For one it’s a great way to take a holiday from my inferiority complex; as SimCity is really like playing god (though I don’t think he eats pot noodle or has to live in a room where clothes go to die) – now the thing that I learnt most about SimCity is:
Build a lousy system and you are likely to get lousy results; there’s no mystery there, it’s cut and dried; where the cost and penalty calculation become screwy is when you build a perfect system that’s so good that it even has reserves to gather momentum and when you pull on the brakes nothing happens!
It’s a bit like the Titanic 30 seconds before it struck the iceberg - instead of you playing the game; the game plays you.
That dystopian nightmarish landscape bears out only too clearly in the game SimCity - even the most benign and innocuous actions can be amplified and have far reaching implications – build a multi storey car park and the next thing you know you’ve created the mother of all traffic jams and that leads to probably an eight lane highway and deppreciation of property - next thing you know your neighborhood has turned into down town Baghdad; if you really want to understand why our baby birth rates is so low –here it is! - the answer believe it or not can be found in a computer game and just in case you think - I am kidding.
I am not, I worked it all out mathematically one evening on a napkin in McDonalds.
The whole idea of playing the extinction game isn’t really so different from one those environmental horror stories; we so often hear about; When someone thought it would just be a dainty idea to bring a pot of flowers from the old country to brighten up the porch and dress up their bonnet for Sunday church.
But what happens when that species of alien flower finds its way into the local ecology and proliferates only to overreach its territory very much like a super invader to wipe up the rest?

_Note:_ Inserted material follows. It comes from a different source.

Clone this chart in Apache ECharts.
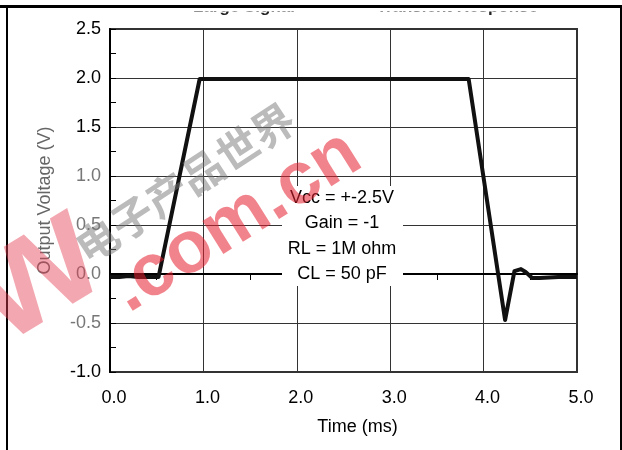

The analogy isn’t so different from what really accounts for our baby blues.
The historical accounts are sketchy; but the story goes something like this; during the late 70’s a great social engineering experiment was launched; the ‘2 is enough and 3 is company’ population control program.
It made perfect sense then to mitigate the high birth rates and leveraging on the apparatus of assimilation to broadcast the message it worked admirably, the problem was everyone from the policymakers to the social scientist who conceived this idea became so fixated on the drive train and breaking the land speed record; none of them bothered with the emergency brakes. In short, they forgot about the reverse gear - fast forward today; when we talk about our lamentable birth rates, it’s nothing more than a social Chernobyl experiment gone awry.
Yes, some fucked up.
The lessons here are sobering – never ever fuck around with something you don’t completely understand – that’s the problem when government decides to play a round of Iam-God-almighty.
My point is simply this; it may have made pragmatic sense once upon a time to muck around with the lives of people, but even with the benefit of the best of intentions; the cost of doing so may simply be too horrendously high to contemplate in the long term; fact remains where the equation applies to people; the whole calculation may not even hold true as what we are dealing with here isn’t nuts and bolts – it’s not really a quantitative method as it remains a qualitative process; its more an art than a science; because you dealing with people and people don’t always behave rationally.
Yes, small things can have big consequences. They can even come back a bite you like a multi headed hydra. Worst of all, some of the mistakes we make can’t be reversed - once they go into the mind; they just stay there.
It would be good; if government just kept that in the back of their minds when they next decide to muck around with the internet.
Don’t say, I didn’t tell you; it’s doesn’t pay to play God.